Day 6: Sequence Models in Deep Learning



In [ ]:

    
%load_ext autoreload
%autoreload 2

Exercise 6.1

Convince yourself that a RNN is just an FF unfolded in time. Complete the backpropagation() method in the NumpyRNN class in

lxmls/deep_learning/numpy_models/rnn.py

and compare it with

lxmls/deep_learning/numpy_models.mlp.py.

WSJ Data

To work with RNNs we will use the Part-of-speech data-set seen in the sequence models day.



In [ ]:

    
# Load Part-of-Speech data 
from lxmls.readers.pos_corpus import PostagCorpusData
data = PostagCorpusData()

Load and configure the NumpyRNN. Remember to use reload if you want to modify the code inside the rnns module



In [ ]:

    
from lxmls.deep_learning.numpy_models.rnn import NumpyRNN
model = NumpyRNN(
    input_size=data.input_size,
    embedding_size=50,
    hidden_size=20,
    output_size=data.output_size,
    learning_rate=0.1
)

Milestone 1:

As in the case of the feed-forward networks you can use the following setup to test step by step the implementation of the gradients. First compute the cost variation for the variation of a single weight



In [ ]:

    
print([x.shape for x in model.parameters])



In [ ]:

    
from lxmls.deep_learning.rnn import get_rnn_parameter_handlers, get_rnn_loss_range

# Get functions to get and set values of a particular weight of the model
get_parameter, set_parameter = get_rnn_parameter_handlers(
    layer_index=-1,
    row=0, 
    column=0
)

# Get batch of data
batch = data.batches('train', batch_size=1)[0]

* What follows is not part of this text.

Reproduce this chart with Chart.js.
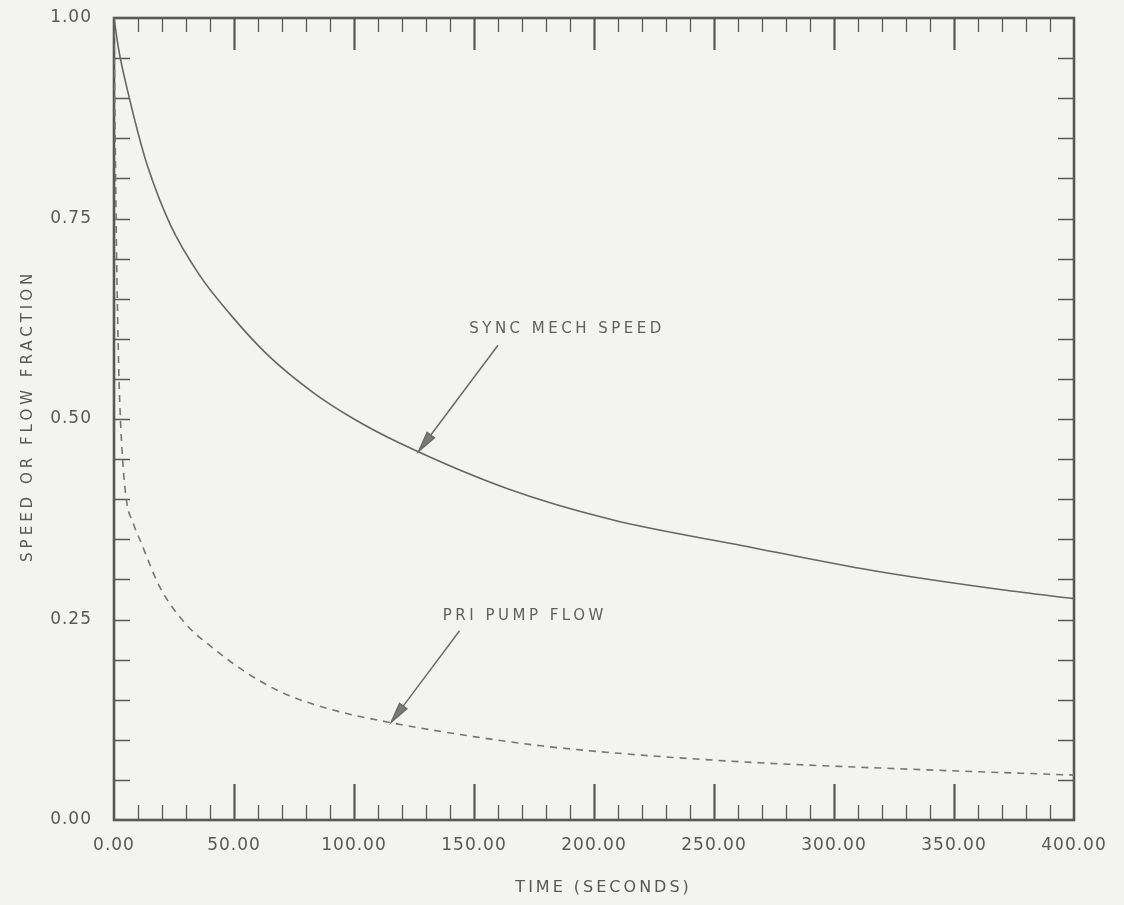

# Get loss and weight value
current_loss = model.cross_entropy_loss(batch['input'], batch['output'])
current_weight = get_parameter(model.parameters)

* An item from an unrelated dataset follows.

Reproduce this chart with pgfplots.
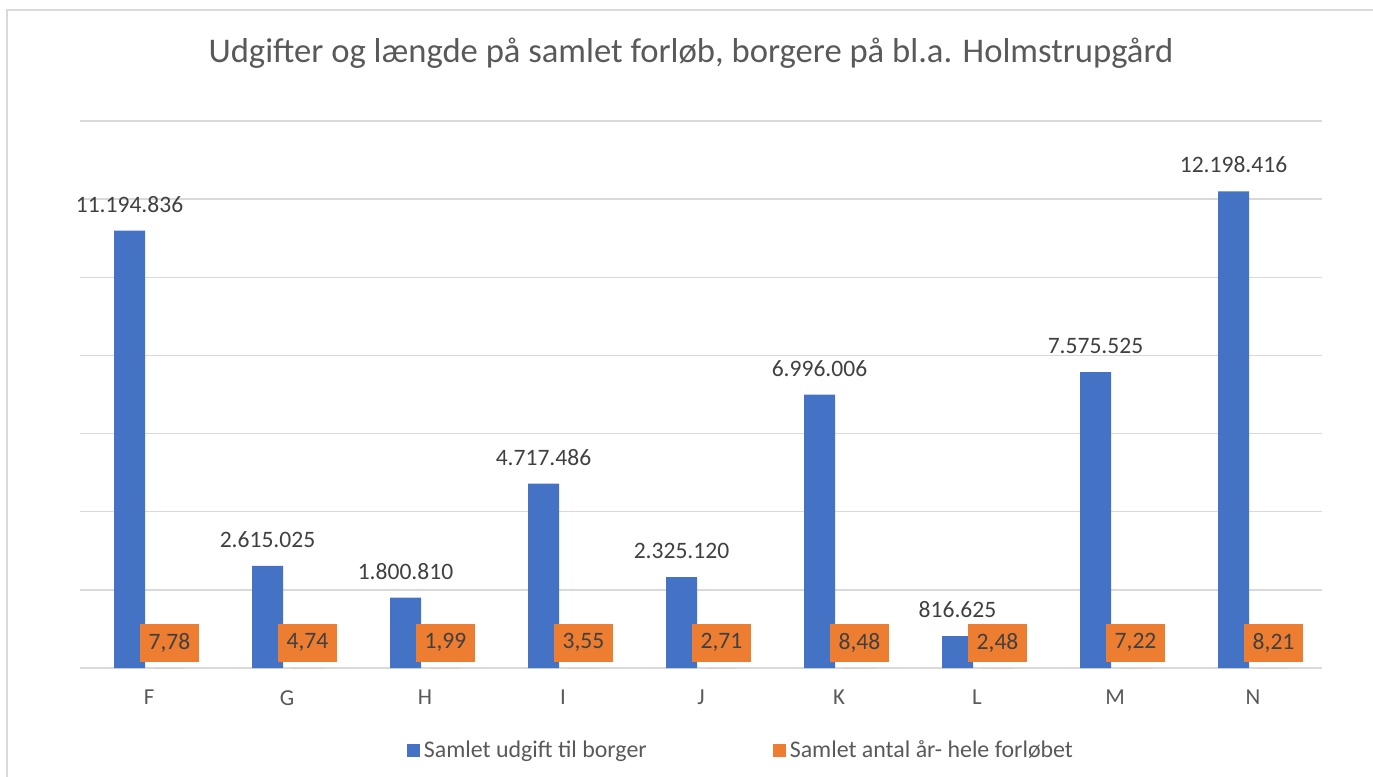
\documentclass[border=0pt]{standalone}
\usepackage{fontspec}
\setmainfont{Carlito}
\usepackage{pgfplots}
\pgfplotsset{compat=1.18}
\definecolor{cblue}{HTML}{4472C4}
\definecolor{corange}{HTML}{ED7D31}
\definecolor{cgrid}{HTML}{D9D9D9}
\definecolor{ctext}{HTML}{595959}
\definecolor{clab}{HTML}{404040}
\begin{document}
\begin{tikzpicture}
\useasboundingbox (0,0) rectangle (274.6mm,155.2mm);
\draw[cgrid, line width=0.6pt] (1.4mm,-1mm) -- (1.4mm,153.2mm) -- (276mm,153.2mm);
\node[text=ctext, font=\fontsize{19.7}{23}\selectfont] at (138.2mm,144.6mm) {Udgifter og længde på samlet forløb, borgere på bl.a. Holmstrupgård};
\begin{axis}[
  at={(16mm,21.6mm)}, anchor=south west,
  scale only axis, width=248.4mm, height=109.4mm,
  xmin=-0.5, xmax=8.5, ymin=0, ymax=14000000,
  scaled y ticks=false,
  ybar, bar width=6.2mm,
  axis x line*=bottom, axis y line*=left,
  x axis line style={-, cgrid, line width=0.75pt},
  y axis line style={draw=none},
  ytick={2000000,4000000,6000000,8000000,10000000,12000000,14000000},
  yticklabels={},
  ymajorgrids, grid style={cgrid, line width=0.75pt},
  major tick length=0pt,
  xtick={0,1,2,3,4,5,6,7,8},
  xticklabels={F,G,H,I,J,K,L,M,N},
  xticklabel style={text=ctext, font=\fontsize{13}{15}\selectfont, yshift=-3.2mm},
  legend columns=2,
  legend style={at={(0.533,-0.15)}, anchor=center, draw=none, fill=none,
    font=\fontsize{13.6}{16}\selectfont, text=ctext,
    /tikz/every even column/.append style={column sep=24.6mm}},
]
\addplot[fill=cblue, draw=none, bar shift=-3.9mm,
  legend image code/.code={\fill[cblue] (-1mm,-1.3mm) rectangle (1.6mm,1.3mm);},
  nodes near coords, point meta=explicit symbolic,
  every node near coord/.append style={anchor=south, inner sep=0pt, yshift=3.6mm, text=clab, font=\fontsize{13.4}{16}\selectfont}]
  table[meta=lab] {
x y lab
0 11194836 11.194.836
1 2615025 2.615.025
2 1800810 1.800.810
3 4717486 4.717.486
4 2325120 2.325.120
5 6996006 6.996.006
6 816625 816.625
7 7575525 7.575.525
8 12198416 12.198.416
};
\addlegendentry{Samlet udgift til borger}
\addplot[fill=corange, draw=none, bar shift=4.1mm,
  legend image code/.code={\fill[corange] (-1mm,-1.3mm) rectangle (1.6mm,1.3mm);},
  nodes near coords, point meta=explicit symbolic,
  every node near coord/.append style={anchor=south, inner sep=0pt, yshift=1.2mm, fill=corange, minimum width=11.8mm, minimum height=7.6mm, text=clab, font=\fontsize{13.4}{16}\selectfont}]
  table[meta=lab] {
x y lab
0 7.78 {7,78}
1 4.74 {4,74}
2 1.99 {1,99}
3 3.55 {3,55}
4 2.71 {2,71}
5 8.48 {8,48}
6 2.48 {2,48}
7 7.22 {7,22}
8 8.21 {8,21}
};
\addlegendentry{Samlet antal år- hele forløbet}
\end{axis}
\end{tikzpicture}
\end{document}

# Get range of values of the weight and loss around current parameters values
weight_range, loss_range = get_rnn_loss_range(model, get_parameter, set_parameter, batch)

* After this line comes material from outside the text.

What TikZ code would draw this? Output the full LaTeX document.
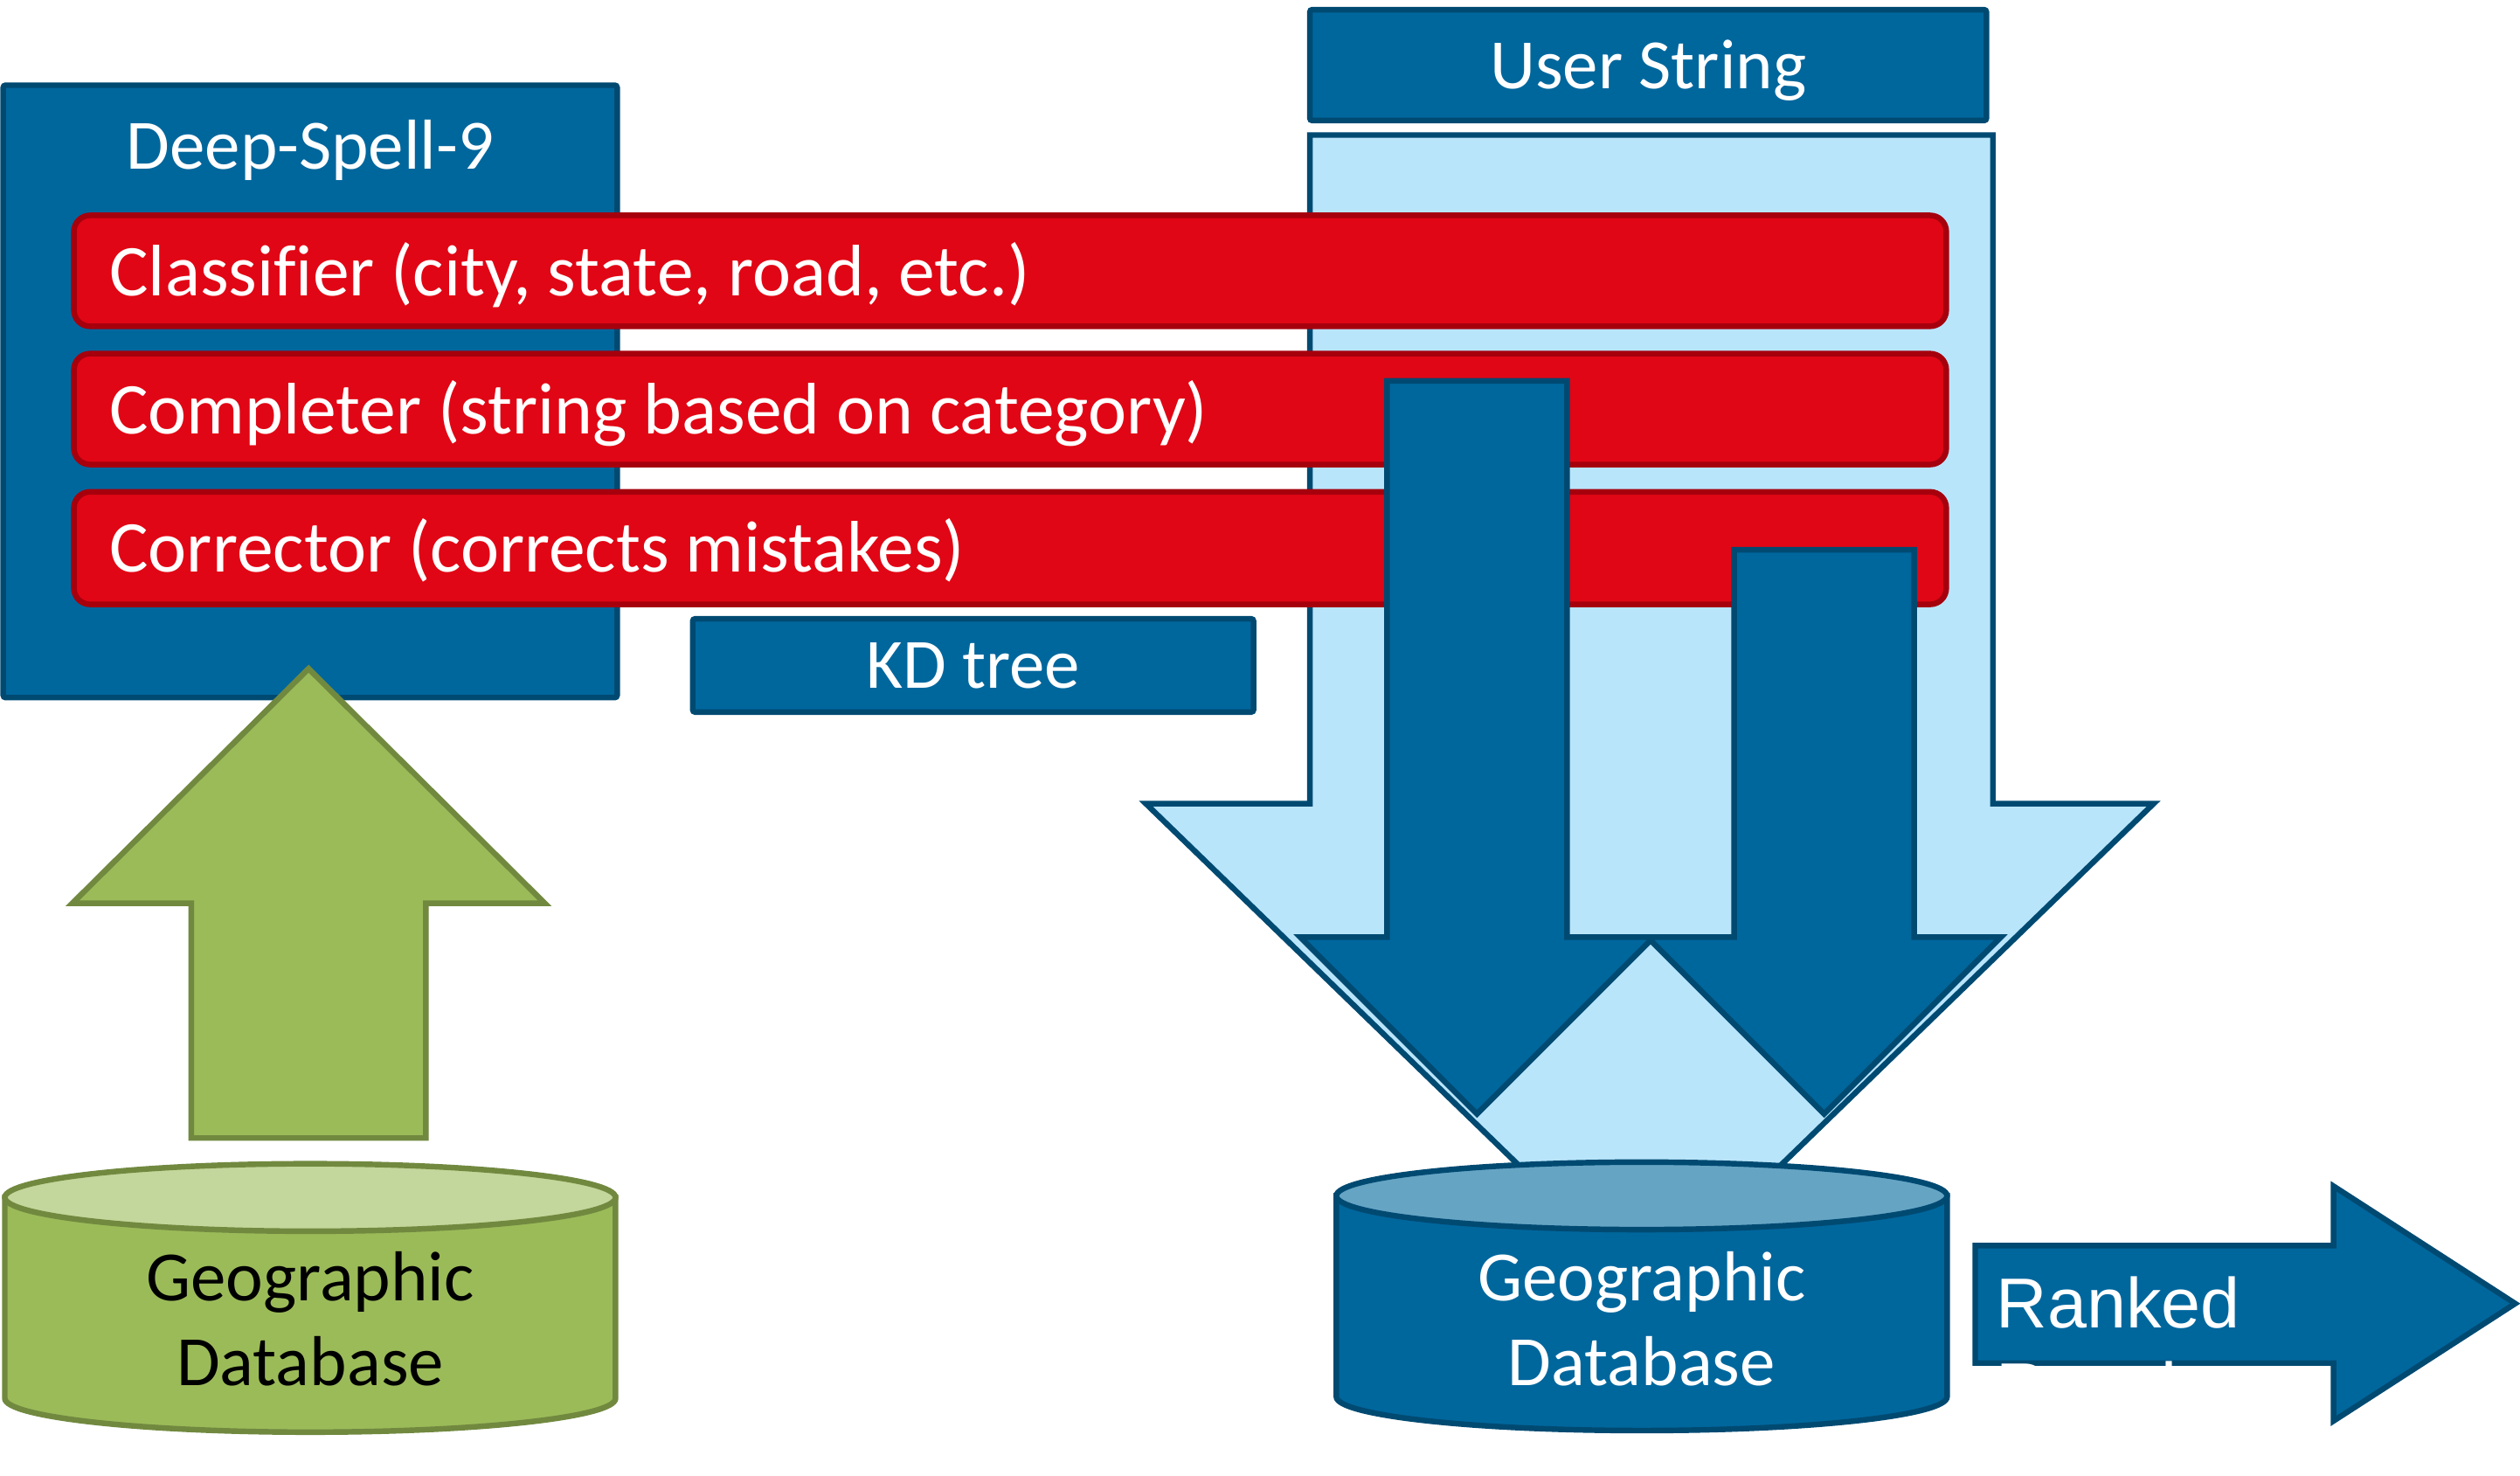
\documentclass[tikz,border=0pt]{standalone}
\usepackage{fontspec}
\setmainfont{Carlito}[Ligatures=NoCommon]
\newfontfamily\arialf{Liberation Sans}
\definecolor{bmain}{RGB}{0,103,157}
\definecolor{bborder}{RGB}{0,74,114}
\definecolor{blight}{RGB}{185,229,251}
\definecolor{btop}{RGB}{102,164,196}
\definecolor{rmain}{RGB}{225,6,21}
\definecolor{rborder}{RGB}{166,0,13}
\definecolor{gmain}{RGB}{155,187,89}
\definecolor{gborder}{RGB}{113,137,63}
\definecolor{gtop}{RGB}{195,214,155}
\begin{document}
\begin{tikzpicture}[x=1pt,y=-1pt,
  bluebox/.style={fill=bmain,draw=bborder,line width=3.5pt,rounded corners=1.5pt},
  lightarrow/.style={fill=blight,draw=bborder,line width=3.5pt},
  darkarrow/.style={fill=bmain,draw=bborder,line width=3.5pt},
  redbar/.style={fill=rmain,draw=rborder,line width=3.5pt,rounded corners=10pt},
  greenshape/.style={fill=gmain,draw=gborder,line width=3.5pt},
  greentop/.style={fill=gtop,draw=gborder,line width=3.5pt},
  bluetop/.style={fill=btop,draw=bborder,line width=3.5pt},
  lbl/.style={text=white,inner sep=0pt,font=\fontsize{44}{53}\selectfont},
  redlbl/.style={text=white,inner sep=0pt,font=\fontsize{45.4}{53}\selectfont},
  lblblack/.style={text=black,inner sep=0pt,font=\fontsize{44}{53}\selectfont},
  lblarial/.style={text=white,inner sep=0pt,font=\arialf\fontsize{44}{53}\selectfont}]
\useasboundingbox (0,0) rectangle (1568,918);
\fill[white] (0,0) rectangle (1568,918);
% Deep-Spell-9 box
\draw[bluebox] (2,53) rectangle (384,434);
\node[lbl,anchor=base] (ds) at (193,105) {Deep-Spell-9};
% User String box
\draw[bluebox] (815,6) rectangle (1236,75);
\node[lbl,anchor=base] (us) at (1025.5,55) {User String};
% big light arrow
\draw[lightarrow] (815,84) -- (1240,84) -- (1240,500) -- (1340,500) -- (1026.5,804) -- (713,500) -- (815,500) -- cycle;
% red bars
\draw[redbar] (46,134) rectangle (1211,203);
\node[redlbl,anchor=base west] (cls) at (68,184) {Classifier (city, state, road, etc.)};
\draw[redbar] (46,220) rectangle (1211,289);
\node[redlbl,anchor=base west] (cmp) at (68,270) {Completer (string based on category)};
\draw[redbar] (46,306) rectangle (1211,376);
\node[redlbl,anchor=base west] (cor) at (68,356) {Corrector (corrects mistakes)};
% dark arrows
\draw[darkarrow] (863,237) -- (975,237) -- (975,583) -- (1029,583) -- (919,693) -- (809,583) -- (863,583) -- cycle;
\draw[darkarrow] (1079,342) -- (1191,342) -- (1191,583) -- (1245,583) -- (1135,693) -- (1025,583) -- (1079,583) -- cycle;
% KD tree
\draw[bluebox] (431,385) rectangle (780,443);
\node[lbl,anchor=base] (kd) at (605.5,428) {KD tree};
% green up arrow
\draw[greenshape] (119,708) -- (119,562) -- (45,562) -- (192,416) -- (339,562) -- (265,562) -- (265,708) -- cycle;
% green cylinder
\draw[greenshape] (3,745) -- (3,870) arc[start angle=180,end angle=0,x radius=190,y radius=21] -- (383,745) -- cycle;
\draw[greentop] (193,745) ellipse [x radius=190,y radius=21];
\node[lblblack,align=center,anchor=base] (gdb1) at (193,862) {Geographic\\Database};
% blue cylinder
\draw[darkarrow] (831.5,744) -- (831.5,869) arc[start angle=180,end angle=0,x radius=190,y radius=21] -- (1211.5,744) -- cycle;
\draw[bluetop] (1021.5,744) ellipse [x radius=190,y radius=21];
\node[lbl,align=center,anchor=base] (gdb2) at (1021.5,862) {Geographic\\Database};
% ranked arrow
\draw[darkarrow] (1229,775) -- (1452,775) -- (1452,738) -- (1565,811) -- (1452,884) -- (1452,848) -- (1229,848) -- cycle;
\node[lblarial,align=left,anchor=base west] (rk) at (1242,879) {Ranked\\Results};
\end{tikzpicture}
\end{document}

Then compute the desired gradient from your implementation



In [ ]:

    
# Get the gradient value for that weight
gradients = model.backpropagation(batch['input'], batch['output'])
current_gradient = get_parameter(gradients)

And finally call matlplotlib to plot the loss variation versus the gradient



In [ ]:

    
%matplotlib inline
import matplotlib.pyplot as plt
# Plot empirical
plt.plot(weight_range, loss_range)
plt.plot(current_weight, current_loss, 'xr')
plt.ylabel('loss value')
plt.xlabel('weight value')
# Plot real
h = plt.plot(
    weight_range,
    current_gradient*(weight_range - current_weight) + current_loss, 
    'r--'
)
plt.show()

Milestone 2:

After you have completed the gradients you can run the model in the POS task



In [ ]:

    
# Hyper-parameters
num_epochs = 20

import numpy as np

# Get batch iterators for train and test
train_batches = data.batches('train', batch_size=1)
dev_set = data.batches('dev', batch_size=1)
test_set = data.batches('test', batch_size=1)

# Epoch loop
import time
start = time.time()
for epoch in range(num_epochs):

    # Batch loop
    for batch in train_batches:
        model.update(input=batch['input'], output=batch['output'])

    # Evaluation dev
    is_hit = []
    for batch in dev_set:
        is_hit.extend(model.predict(input=batch['input']) == batch['output'])
    accuracy = 100*np.mean(is_hit)
    print("Epoch %d: dev accuracy %2.2f %%" % (epoch+1, accuracy))

print("Training took %2.2f seconds per epoch" % ((time.time() - start)/num_epochs))    
    
# Evaluation test
is_hit = []
for batch in test_set:
    is_hit.extend(model.predict(input=batch['input']) == batch['output'])
accuracy = 100*np.mean(is_hit)

# Inform user
print("Test accuracy %2.2f %%" % accuracy)